Nick Heudecker, senior director for market strategy for Cribl, said Cribl Search makes it possible to analyze telemetry data at its point of origin or when it is stored in a low-cost object storage platform to minimize costs.
As the volume of telemetry data being collected continues to grow, DevOps teams are struggling with ingesting it all. Cribl takes advantage of a platform it created to stream and normalize the collection of telemetry data. Cribl Search adds the ability to also query that data at the endpoint where it resides, said Heudecker.
While observability has always been a core tenet of DevOps, achieving it has been a major challenge. In addition to deploying and managing agent software to instrument IT environments, there’s a significant amount of time and effort required to set up the pipelines necessary to transfer data to a platform for storage and analysis. The more data is collected, the greater storage costs become. Cribl is making a case for automating those tasks using a tier of software that abstracts data into a format that can be more easily collected and analyzed.
In general, observability is emerging as the next logical evolution of continuous monitoring. Existing monitoring tools enable DevOps teams to track specific pre-defined metrics. Observability platforms are intended to make it easier to query telemetry data to discover the root cause of an issue that is not being tracked by a set of pre-defined metrics.

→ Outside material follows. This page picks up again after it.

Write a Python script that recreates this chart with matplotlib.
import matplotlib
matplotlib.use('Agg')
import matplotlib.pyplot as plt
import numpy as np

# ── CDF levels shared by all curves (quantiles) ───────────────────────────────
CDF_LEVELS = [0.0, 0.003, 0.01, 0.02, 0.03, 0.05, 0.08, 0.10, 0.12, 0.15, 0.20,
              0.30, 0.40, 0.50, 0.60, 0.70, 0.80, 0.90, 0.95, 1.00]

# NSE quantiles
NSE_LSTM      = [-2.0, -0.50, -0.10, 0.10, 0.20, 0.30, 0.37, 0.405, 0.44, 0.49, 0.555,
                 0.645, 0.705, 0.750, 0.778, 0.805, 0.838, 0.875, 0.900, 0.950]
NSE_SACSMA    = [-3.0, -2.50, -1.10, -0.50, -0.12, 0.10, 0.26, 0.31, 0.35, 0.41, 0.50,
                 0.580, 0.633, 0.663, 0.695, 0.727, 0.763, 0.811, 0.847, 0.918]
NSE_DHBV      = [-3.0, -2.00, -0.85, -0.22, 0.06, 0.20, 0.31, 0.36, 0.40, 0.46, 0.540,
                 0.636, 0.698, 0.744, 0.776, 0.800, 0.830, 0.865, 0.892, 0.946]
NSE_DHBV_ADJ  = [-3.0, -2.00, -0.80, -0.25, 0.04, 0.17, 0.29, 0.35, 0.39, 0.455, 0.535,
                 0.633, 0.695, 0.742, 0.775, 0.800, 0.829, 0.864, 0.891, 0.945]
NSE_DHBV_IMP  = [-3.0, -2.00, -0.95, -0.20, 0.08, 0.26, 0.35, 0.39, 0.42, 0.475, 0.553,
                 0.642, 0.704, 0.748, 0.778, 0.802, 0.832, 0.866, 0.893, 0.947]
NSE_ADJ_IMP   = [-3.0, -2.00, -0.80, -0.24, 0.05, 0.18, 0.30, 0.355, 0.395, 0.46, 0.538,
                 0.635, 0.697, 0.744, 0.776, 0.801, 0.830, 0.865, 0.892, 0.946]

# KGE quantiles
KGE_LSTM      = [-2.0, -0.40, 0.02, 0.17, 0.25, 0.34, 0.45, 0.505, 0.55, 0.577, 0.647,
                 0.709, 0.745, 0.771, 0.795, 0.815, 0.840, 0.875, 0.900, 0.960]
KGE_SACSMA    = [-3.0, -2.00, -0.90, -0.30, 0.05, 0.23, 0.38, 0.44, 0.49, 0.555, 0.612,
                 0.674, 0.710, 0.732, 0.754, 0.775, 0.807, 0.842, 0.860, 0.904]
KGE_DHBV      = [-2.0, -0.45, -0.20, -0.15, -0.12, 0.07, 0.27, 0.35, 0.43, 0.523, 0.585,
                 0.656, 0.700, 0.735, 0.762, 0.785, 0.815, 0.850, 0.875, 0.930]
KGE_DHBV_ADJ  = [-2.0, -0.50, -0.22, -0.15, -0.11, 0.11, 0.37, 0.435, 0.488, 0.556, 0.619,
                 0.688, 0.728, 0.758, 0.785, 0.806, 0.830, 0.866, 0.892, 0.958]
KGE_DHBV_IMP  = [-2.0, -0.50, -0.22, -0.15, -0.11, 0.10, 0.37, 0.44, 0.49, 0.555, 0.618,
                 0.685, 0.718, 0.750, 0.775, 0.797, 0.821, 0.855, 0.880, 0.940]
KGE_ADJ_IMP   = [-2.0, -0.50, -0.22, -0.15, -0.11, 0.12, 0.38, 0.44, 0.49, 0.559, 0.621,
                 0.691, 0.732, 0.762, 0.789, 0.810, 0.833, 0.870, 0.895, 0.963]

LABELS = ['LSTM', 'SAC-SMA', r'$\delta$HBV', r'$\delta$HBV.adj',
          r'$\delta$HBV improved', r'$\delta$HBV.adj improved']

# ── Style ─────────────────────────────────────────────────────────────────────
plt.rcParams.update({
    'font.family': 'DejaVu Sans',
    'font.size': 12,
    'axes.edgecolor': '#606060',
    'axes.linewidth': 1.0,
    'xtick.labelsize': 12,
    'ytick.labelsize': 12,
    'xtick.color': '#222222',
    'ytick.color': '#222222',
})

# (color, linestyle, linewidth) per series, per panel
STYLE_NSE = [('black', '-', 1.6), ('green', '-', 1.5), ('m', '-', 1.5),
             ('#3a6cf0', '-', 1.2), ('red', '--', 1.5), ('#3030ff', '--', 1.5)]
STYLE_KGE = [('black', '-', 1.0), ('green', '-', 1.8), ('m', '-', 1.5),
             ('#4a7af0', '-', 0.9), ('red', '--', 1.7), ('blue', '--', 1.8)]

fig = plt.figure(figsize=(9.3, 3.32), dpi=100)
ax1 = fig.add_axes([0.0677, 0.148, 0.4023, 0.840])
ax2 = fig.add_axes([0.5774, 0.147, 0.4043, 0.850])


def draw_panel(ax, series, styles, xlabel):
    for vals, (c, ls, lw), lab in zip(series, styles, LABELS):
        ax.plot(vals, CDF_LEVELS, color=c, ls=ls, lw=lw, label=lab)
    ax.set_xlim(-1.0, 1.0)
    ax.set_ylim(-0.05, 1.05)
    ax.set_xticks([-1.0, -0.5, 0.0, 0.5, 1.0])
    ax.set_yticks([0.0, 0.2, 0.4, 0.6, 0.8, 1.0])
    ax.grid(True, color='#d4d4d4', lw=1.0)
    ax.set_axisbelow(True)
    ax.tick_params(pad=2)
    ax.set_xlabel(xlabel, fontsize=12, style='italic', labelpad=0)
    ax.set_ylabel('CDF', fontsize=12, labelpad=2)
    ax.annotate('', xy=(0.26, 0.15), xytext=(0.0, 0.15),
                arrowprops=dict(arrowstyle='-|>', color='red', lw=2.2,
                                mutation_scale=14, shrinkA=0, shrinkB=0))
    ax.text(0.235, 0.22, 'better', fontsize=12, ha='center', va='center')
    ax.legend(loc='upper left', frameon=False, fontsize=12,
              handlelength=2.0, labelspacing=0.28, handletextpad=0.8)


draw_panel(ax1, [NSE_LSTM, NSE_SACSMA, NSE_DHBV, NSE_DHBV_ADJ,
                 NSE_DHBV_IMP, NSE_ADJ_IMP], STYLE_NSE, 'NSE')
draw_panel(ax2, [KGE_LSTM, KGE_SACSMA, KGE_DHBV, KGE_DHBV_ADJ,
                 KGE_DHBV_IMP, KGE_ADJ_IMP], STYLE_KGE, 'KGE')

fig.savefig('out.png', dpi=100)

It’s not clear yet whether IT organizations perceive observability to be an evolution of monitoring or a distinctly separate but complementary capability, but it’s apparent IT teams need a lot more context than they have historically been able to attain using legacy monitoring tools. Each platform used within an enterprise typically comes with its own monitoring tools that are used by the IT teams tasked with managing it. Whenever there is an issue, it’s not uncommon for DevOps teams to spend hours correlating data from multiple tools to ascertain the root cause of a problem. Observability platforms promise to reduce that time and effort by applying analytics to data collected from multiple platforms. The challenge is finding a way to efficiently collect all that data, which in the past has often required a data engineer to build a pipeline spanning multiple sources of telemetry data.

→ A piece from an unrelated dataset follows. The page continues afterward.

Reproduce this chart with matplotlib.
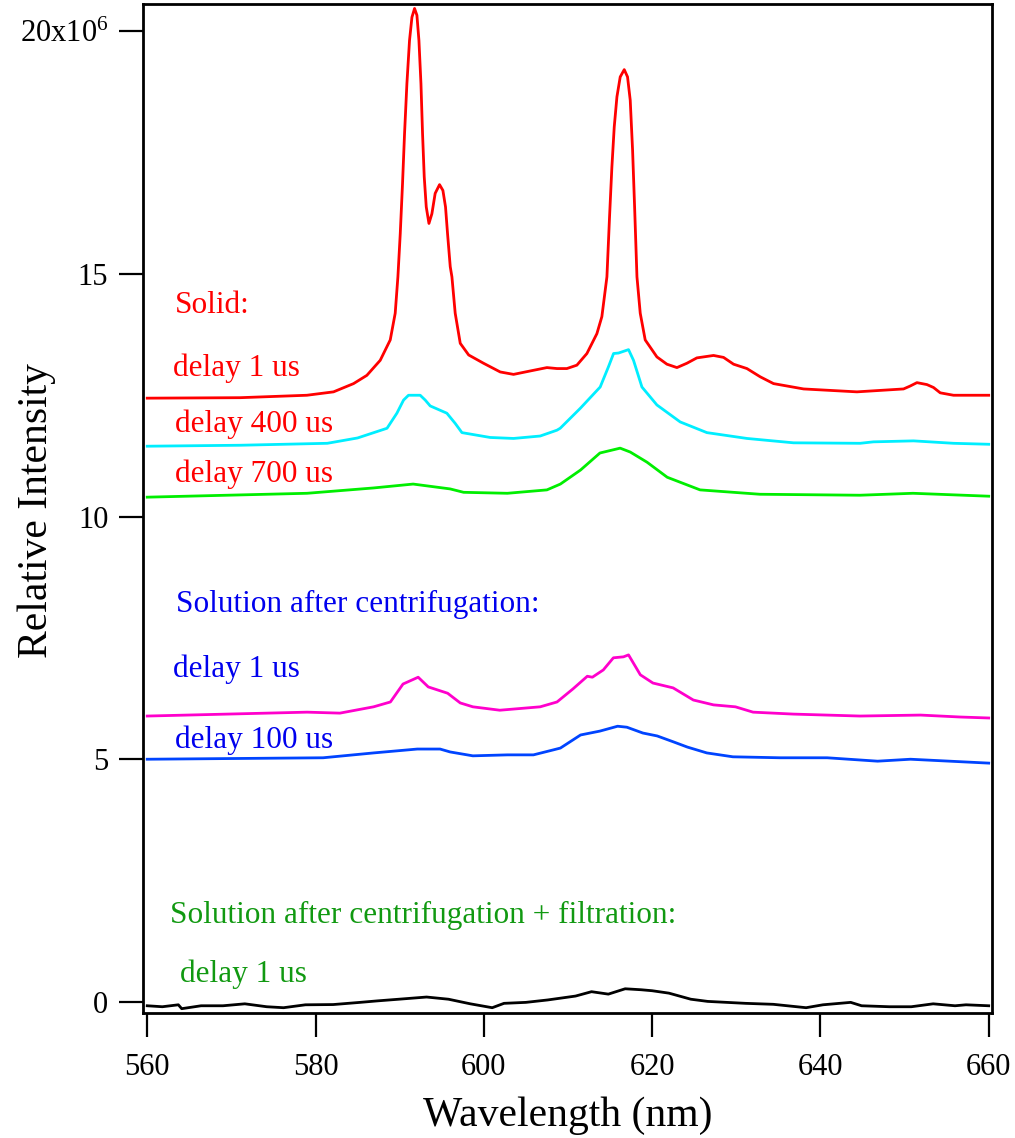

One way or another, observability platforms should make it easier for DevOps teams to manage IT issues more proactively. The goal, as always, is to identify issues before they cause a major disruption. In that sense, it may be difficult to prove the ROI of deploying an observability platform. However, the best IT incident is always going to be the one that never happened or, at the very least, never escalated to a level of noticeable disruption.